La formation des Alpes
Dans les Alpes, les sédiments se sont déposés en s’accumulant en couches, qui donneront plus tard les reliefs de la chaîne actuelle : falaises calcaires du Vercors et Chartreuse, ou dépressions marneuses de la région de Serre-Ponçon.
Ces sédiments se déposaient sur un socle fait de granites et autres roches cristallines. Celles-ci se trouvaient initialement en dessous, mais ont été expulsées vers le haut lors de la collision continentale formant désormais la plupart des plus hauts sommets - Mont-Blanc et mont Pelvoux en France, ou Grand Paradis en Italie.
Ces roches sont-elles d’origine européenne ou africaine ?
Connaître l’âge d’un massif peut permettre de déterminer son continent d’origine.
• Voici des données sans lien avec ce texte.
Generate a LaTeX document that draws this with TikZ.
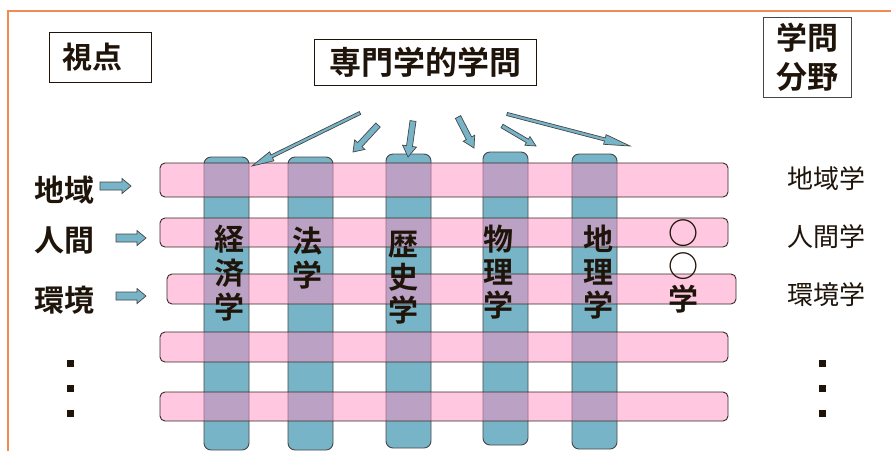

S’agit-il d’un fragment d’Europe ou d’un fragment d’Afrique, voire même d’Ibérie, puisque celle-ci constituait une plaque particulière avant que sa collision avec la plaque Europe n’engendre les Pyrénées ?
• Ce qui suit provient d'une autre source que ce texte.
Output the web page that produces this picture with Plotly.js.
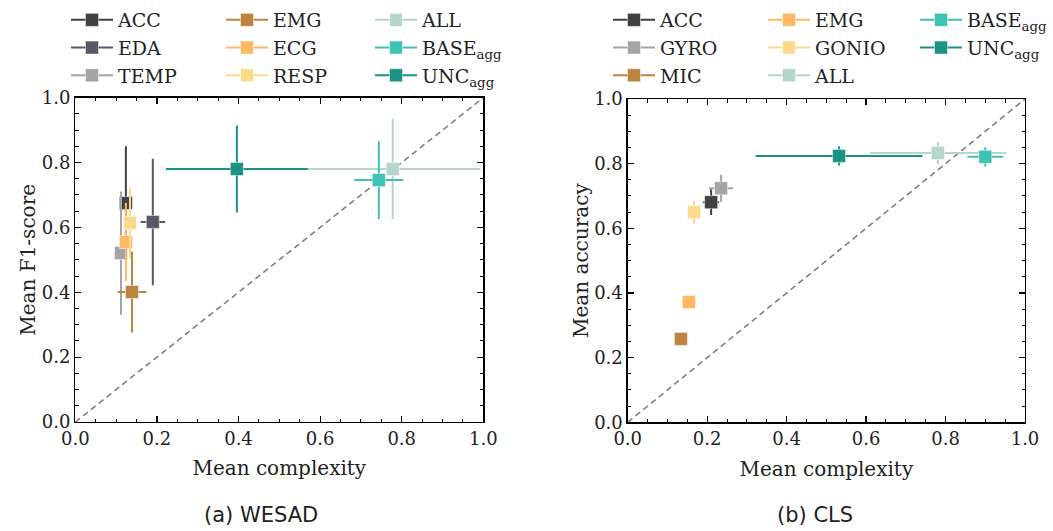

À Serre Chevalier, les analyses effectuées ont fourni des âges proches de -600 millions d’années qui situent ces roches dans le Précambrien (la limite entre Précambrien et ère primaire se plaçant vers -540 millions d’années). Ce socle est donc plus ancien que ceux connus jusqu’alors dans les Alpes françaises qui tous se rattachaient au cycle varisque/hercynien, daté entre -500 et -300 millions d’années. Une partie du socle alpin est donc plus ancienne et se rattache à un cycle géologique antérieur et bien distinct. Un tel cycle est néanmoins présent en France, où il affecte la partie la plus ancienne du Massif armoricain, et plus encore en Afrique où il prend le nom de cycle "Panafricain".
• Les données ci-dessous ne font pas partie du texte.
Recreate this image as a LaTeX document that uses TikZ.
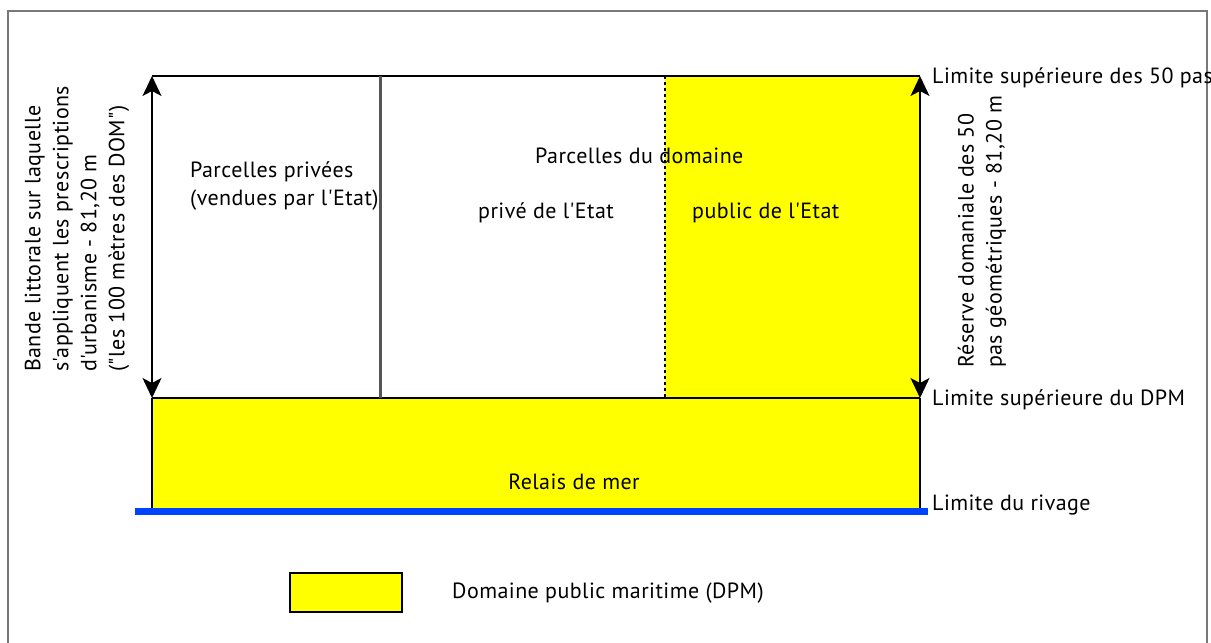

Ces roches sont-elles d’origine européenne ou africaine ? Des travaux complémentaires permettront peut-être de résoudre la question. D’ores et déjà, d’autres terrains de socle des Alpes sont à l’étude afin de mesurer l’ampleur réelle du Précambrien au sein des Alpes françaises. Il s’agit en particulier du socle de la Vanoise, encore mal connu, mais dont des roches datées à -510 millions d’années pourraient représenter un jalon entre le cycle varisque et le cycle antérieur mis en évidence à Serre Chevalier.